Supplied data
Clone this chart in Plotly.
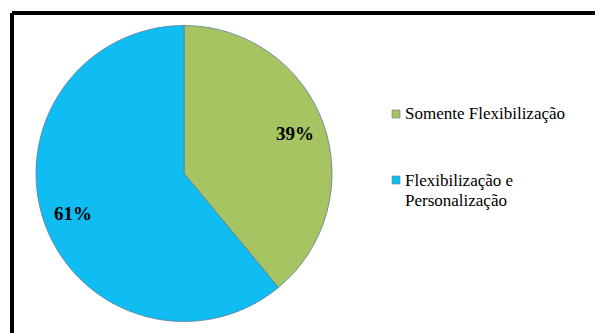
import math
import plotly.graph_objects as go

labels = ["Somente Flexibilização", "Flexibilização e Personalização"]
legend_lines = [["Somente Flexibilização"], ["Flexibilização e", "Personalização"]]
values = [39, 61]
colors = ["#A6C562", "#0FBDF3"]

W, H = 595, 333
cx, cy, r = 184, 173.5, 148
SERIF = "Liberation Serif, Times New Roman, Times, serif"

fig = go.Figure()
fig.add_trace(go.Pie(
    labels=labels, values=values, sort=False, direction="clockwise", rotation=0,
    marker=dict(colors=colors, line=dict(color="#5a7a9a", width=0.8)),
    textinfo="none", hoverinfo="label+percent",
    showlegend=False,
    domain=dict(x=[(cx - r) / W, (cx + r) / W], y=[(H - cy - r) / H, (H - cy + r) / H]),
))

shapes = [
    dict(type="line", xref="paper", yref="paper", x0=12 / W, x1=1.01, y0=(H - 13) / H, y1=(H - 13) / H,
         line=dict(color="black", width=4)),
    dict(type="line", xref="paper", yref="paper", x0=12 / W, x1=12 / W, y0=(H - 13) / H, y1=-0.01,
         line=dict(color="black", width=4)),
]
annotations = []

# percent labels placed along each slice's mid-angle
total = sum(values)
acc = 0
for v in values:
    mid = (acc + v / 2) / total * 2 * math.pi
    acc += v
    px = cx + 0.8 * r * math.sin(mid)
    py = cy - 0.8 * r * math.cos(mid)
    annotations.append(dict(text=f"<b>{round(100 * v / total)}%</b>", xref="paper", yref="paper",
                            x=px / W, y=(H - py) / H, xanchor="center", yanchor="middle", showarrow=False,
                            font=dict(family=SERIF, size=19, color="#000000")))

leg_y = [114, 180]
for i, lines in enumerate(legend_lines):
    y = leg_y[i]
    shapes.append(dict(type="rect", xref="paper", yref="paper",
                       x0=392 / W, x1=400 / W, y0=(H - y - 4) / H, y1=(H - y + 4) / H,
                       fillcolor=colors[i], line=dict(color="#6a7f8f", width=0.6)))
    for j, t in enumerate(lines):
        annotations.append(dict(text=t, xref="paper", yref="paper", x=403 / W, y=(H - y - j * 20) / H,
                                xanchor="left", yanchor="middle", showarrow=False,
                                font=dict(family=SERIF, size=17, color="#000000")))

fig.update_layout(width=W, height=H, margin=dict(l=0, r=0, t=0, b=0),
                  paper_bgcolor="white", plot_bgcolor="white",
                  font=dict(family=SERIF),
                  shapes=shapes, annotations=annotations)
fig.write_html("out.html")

Directive
Repeat all the data as it stands, dropping any images it holds.

Expected answer
Clone this chart in Plotly.
import math
import plotly.graph_objects as go

labels = ["Somente Flexibilização", "Flexibilização e Personalização"]
legend_lines = [["Somente Flexibilização"], ["Flexibilização e", "Personalização"]]
values = [39, 61]
colors = ["#A6C562", "#0FBDF3"]

W, H = 595, 333
cx, cy, r = 184, 173.5, 148
SERIF = "Liberation Serif, Times New Roman, Times, serif"

fig = go.Figure()
fig.add_trace(go.Pie(
    labels=labels, values=values, sort=False, direction="clockwise", rotation=0,
    marker=dict(colors=colors, line=dict(color="#5a7a9a", width=0.8)),
    textinfo="none", hoverinfo="label+percent",
    showlegend=False,
    domain=dict(x=[(cx - r) / W, (cx + r) / W], y=[(H - cy - r) / H, (H - cy + r) / H]),
))

shapes = [
    dict(type="line", xref="paper", yref="paper", x0=12 / W, x1=1.01, y0=(H - 13) / H, y1=(H - 13) / H,
         line=dict(color="black", width=4)),
    dict(type="line", xref="paper", yref="paper", x0=12 / W, x1=12 / W, y0=(H - 13) / H, y1=-0.01,
         line=dict(color="black", width=4)),
]
annotations = []

# percent labels placed along each slice's mid-angle
total = sum(values)
acc = 0
for v in values:
    mid = (acc + v / 2) / total * 2 * math.pi
    acc += v
    px = cx + 0.8 * r * math.sin(mid)
    py = cy - 0.8 * r * math.cos(mid)
    annotations.append(dict(text=f"<b>{round(100 * v / total)}%</b>", xref="paper", yref="paper",
                            x=px / W, y=(H - py) / H, xanchor="center", yanchor="middle", showarrow=False,
                            font=dict(family=SERIF, size=19, color="#000000")))

leg_y = [114, 180]
for i, lines in enumerate(legend_lines):
    y = leg_y[i]
    shapes.append(dict(type="rect", xref="paper", yref="paper",
                       x0=392 / W, x1=400 / W, y0=(H - y - 4) / H, y1=(H - y + 4) / H,
                       fillcolor=colors[i], line=dict(color="#6a7f8f", width=0.6)))
    for j, t in enumerate(lines):
        annotations.append(dict(text=t, xref="paper", yref="paper", x=403 / W, y=(H - y - j * 20) / H,
                                xanchor="left", yanchor="middle", showarrow=False,
                                font=dict(family=SERIF, size=17, color="#000000")))

fig.update_layout(width=W, height=H, margin=dict(l=0, r=0, t=0, b=0),
                  paper_bgcolor="white", plot_bgcolor="white",
                  font=dict(family=SERIF),
                  shapes=shapes, annotations=annotations)
fig.write_html("out.html")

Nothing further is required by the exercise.